George Morton and James Simmons were transporting a wagon load of dynamite from Tweed, Ontario to Burleigh Falls, Ontario to be used for the rock blasting of the Trent Canal lock. They stayed overnight at a hotel in Indian River on September 3, 1885.

== Explosion ==

Their load exploded at 9:45 am on September 4, 1885 on the 6th Line (road) at Douro, Ontario, noted as being a corduroy road and rough to travel in poor weather. Both men were killed in the blast and the only parts of the men that were found were "a finger, two tiny sections of a skull, a tiny piece of cheek identified by the whiskers, and what appeared to be a man's shoulder that was found hanging on the branch of a tree 300 ft distant." The blast blew the metal shoes off the horses hooves and broke windows in Selwyn, Ontario and Campbellford.

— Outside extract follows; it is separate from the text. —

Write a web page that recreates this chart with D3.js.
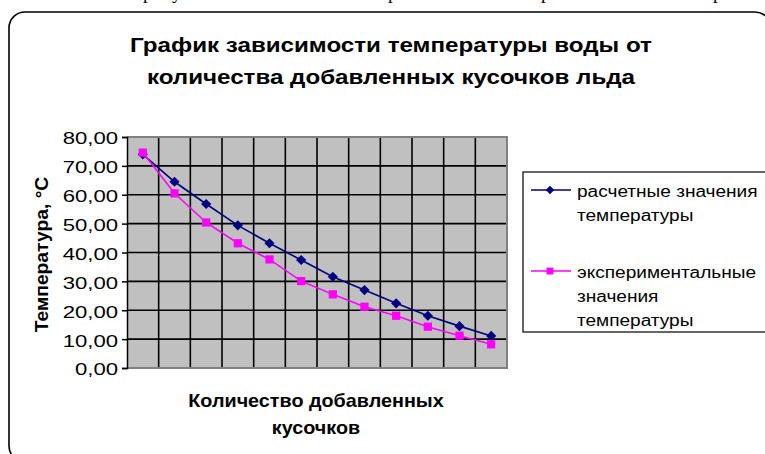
<!DOCTYPE html>
<html>
<head>
<meta charset="utf-8">
<script src="https://cdn.jsdelivr.net/npm/d3@7"></script>
<style>
  html, body { margin: 0; padding: 0; background: #fff; }
  svg { display: block; }
  text { font-family: "Liberation Sans", Arial, sans-serif; }
</style>
</head>
<body>
<svg id="chart" width="765" height="454"></svg>
<script>
// Number of ice pieces added (category axis, labels hidden)
const pieces = [1, 2, 3, 4, 5, 6, 7, 8, 9, 10, 11, 12];
// Calculated water temperature, °C
const calculated = [74.0, 64.5, 56.8, 49.4, 43.2, 37.4, 31.6, 27.0, 22.4, 18.1, 14.5, 11.1];
// Measured water temperature, °C
const experimental = [74.6, 60.5, 50.4, 43.2, 37.6, 30.1, 25.5, 21.2, 18.1, 14.3, 11.2, 8.2];
// Y axis tick values
const yTicks = [0, 10, 20, 30, 40, 50, 60, 70, 80];

const titleLines = ["График зависимости температуры воды от", "количества добавленных кусочков льда"];
const xTitleLines = ["Количество добавленных", "кусочков"];
const yTitle = "Температура, °С";
const seriesNames = [["расчетные значения", "температуры"], ["экспериментальные", "значения", "температуры"]];

const svg = d3.select("#chart");
const plot = { left: 127, top: 137, right: 507, bottom: 368 };

// Widen text horizontally by factor k (wide GDI-style text metrics)
function stretch(sel, k) {
  sel.each(function () {
    const len = this.getComputedTextLength();
    d3.select(this).attr("textLength", len * k).attr("lengthAdjust", "spacingAndGlyphs");
  });
}

// Descenders of the text line above the chart frame
const aboveGlyphs = [{ c: "р", x: 143 }, { c: "у", x: 172 }, { c: "р", x: 388 }, { c: "р", x: 541 }, { c: "р", x: 713 }];
svg.selectAll("text.above").data(aboveGlyphs).enter().append("text")
  .attr("class", "above")
  .attr("x", d => d.x).attr("y", -1)
  .style("font-family", "'Liberation Serif', 'Times New Roman', serif")
  .style("font-size", "19px")
  .text(d => d.c);

// Chart frame
svg.append("rect")
  .attr("x", 9).attr("y", 12)
  .attr("width", 762).attr("height", 450)
  .attr("rx", 16).attr("ry", 16)
  .attr("fill", "#fff").attr("stroke", "#000").attr("stroke-width", 1.6);

// Title
const title = svg.append("text")
  .attr("text-anchor", "middle")
  .style("font-weight", "bold").style("font-size", "21px");
title.selectAll("tspan").data(titleLines).enter().append("tspan")
  .attr("x", 391).attr("y", (d, i) => 52 + i * 32)
  .text(d => d);
stretch(title.selectAll("tspan"), 1.15);

const x = d3.scaleBand().domain(pieces).range([plot.left, plot.right]);
const y = d3.scaleLinear().domain([0, 80]).range([plot.bottom, plot.top]);

// Plot area background
svg.append("rect")
  .attr("x", plot.left).attr("y", plot.top)
  .attr("width", plot.right - plot.left).attr("height", plot.bottom - plot.top)
  .attr("fill", "#c0c0c0");

// Horizontal gridlines
svg.append("g").selectAll("line").data(yTicks.filter(v => v > 0 && v < 80)).enter().append("line")
  .attr("x1", plot.left).attr("x2", plot.right)
  .attr("y1", d => y(d)).attr("y2", d => y(d))
  .attr("stroke", "#000").attr("stroke-width", 1.6);

// Vertical gridlines at category boundaries
svg.append("g").selectAll("line").data(pieces.slice(1)).enter().append("line")
  .attr("x1", d => x(d)).attr("x2", d => x(d))
  .attr("y1", plot.top).attr("y2", plot.bottom)
  .attr("stroke", "#000").attr("stroke-width", 1.6);

// Plot area border (top and right)
svg.append("path")
  .attr("d", `M${plot.left},${plot.top}H${plot.right}V${plot.bottom}`)
  .attr("fill", "none").attr("stroke", "#808080").attr("stroke-width", 2);

// Category axis line
svg.append("line")
  .attr("x1", plot.left).attr("x2", plot.right + 1)
  .attr("y1", plot.bottom).attr("y2", plot.bottom)
  .attr("stroke", "#808080").attr("stroke-width", 2);

// Value axis
const fmt = v => d3.format(".2f")(v).replace(".", ",");
const yAxis = svg.append("g")
  .attr("transform", `translate(${plot.left},0)`)
  .call(d3.axisLeft(y).tickValues(yTicks).tickFormat(fmt).tickSize(5).tickPadding(4));
yAxis.select(".domain").attr("stroke", "#000").attr("stroke-width", 1.5);
yAxis.selectAll(".tick line").attr("stroke", "#000").attr("stroke-width", 1.5);
const tickText = yAxis.selectAll(".tick text")
  .attr("fill", "#000")
  .attr("dy", "0.42em")
  .style("font-family", "'Liberation Sans', Arial, sans-serif")
  .style("font-size", "16.5px");
stretch(tickText, 1.34);

// Axis titles
const yT = svg.append("text")
  .attr("transform", `translate(48,${(plot.top + plot.bottom) / 2 + 2}) rotate(-90)`)
  .attr("text-anchor", "middle")
  .style("font-weight", "bold").style("font-size", "18px")
  .text(yTitle);
stretch(yT, 1.07);

const xT = svg.append("text")
  .attr("text-anchor", "middle")
  .style("font-weight", "bold").style("font-size", "19px");
xT.selectAll("tspan").data(xTitleLines).enter().append("tspan")
  .attr("x", 316).attr("y", (d, i) => 407 + i * 27)
  .text(d => d);
stretch(xT.selectAll("tspan"), 1.04);

// Series
const cx = d => x(d) + x.bandwidth() / 2;
const line = d3.line().x((d, i) => cx(pieces[i])).y(d => y(d));
const colors = ["#000080", "#ff00ff"];
const symSizes = [52, 68];
const rotations = [45, 0]; // diamond = rotated square
const series = [calculated, experimental];

series.forEach((vals, s) => {
  svg.append("path").datum(vals)
    .attr("d", line)
    .attr("fill", "none").attr("stroke", colors[s]).attr("stroke-width", 1.6);
  svg.append("g").selectAll("path").data(vals).enter().append("path")
    .attr("transform", (d, i) => `translate(${cx(pieces[i])},${y(d)}) rotate(${rotations[s]})`)
    .attr("d", d3.symbol().type(d3.symbolSquare).size(symSizes[s]))
    .attr("fill", colors[s]);
});

// Legend
const legend = { x: 523, y: 172, w: 250, h: 160 };
svg.append("rect")
  .attr("x", legend.x).attr("y", legend.y)
  .attr("width", legend.w).attr("height", legend.h)
  .attr("fill", "#fff").attr("stroke", "#000").attr("stroke-width", 1.2);

const entryY = [190, 271];
seriesNames.forEach((lines, s) => {
  const g = svg.append("g");
  g.append("line")
    .attr("x1", 531).attr("x2", 571)
    .attr("y1", entryY[s]).attr("y2", entryY[s])
    .attr("stroke", colors[s]).attr("stroke-width", 1.5);
  g.append("path")
    .attr("transform", `translate(550,${entryY[s]}) rotate(${rotations[s]})`)
    .attr("d", d3.symbol().type(d3.symbolSquare).size(symSizes[s] * 0.7))
    .attr("fill", colors[s]);
  const t = g.append("text").style("font-size", "16px");
  t.selectAll("tspan").data(lines).enter().append("tspan")
    .attr("x", 577).attr("y", (d, i) => entryY[s] + 7 + i * 24)
    .text(d => d);
  stretch(t.selectAll("tspan"), 1.19);
});
</script>
</body>
</html>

The shock wave was felt in Tweed, 50 mi away.

Sources at the time describe a 8 ft deep by 60 ft wide crater, and 1960s sources report a 10 ft deep and 70 ft wide crater being left by the blast and trees were flattened in a radius that varied between 50 yd and 75 yd.

== Aftermath ==
The blast site aroused public interest for subsequent weeks. Reports on visitor numbers vary between 300 and 1,000.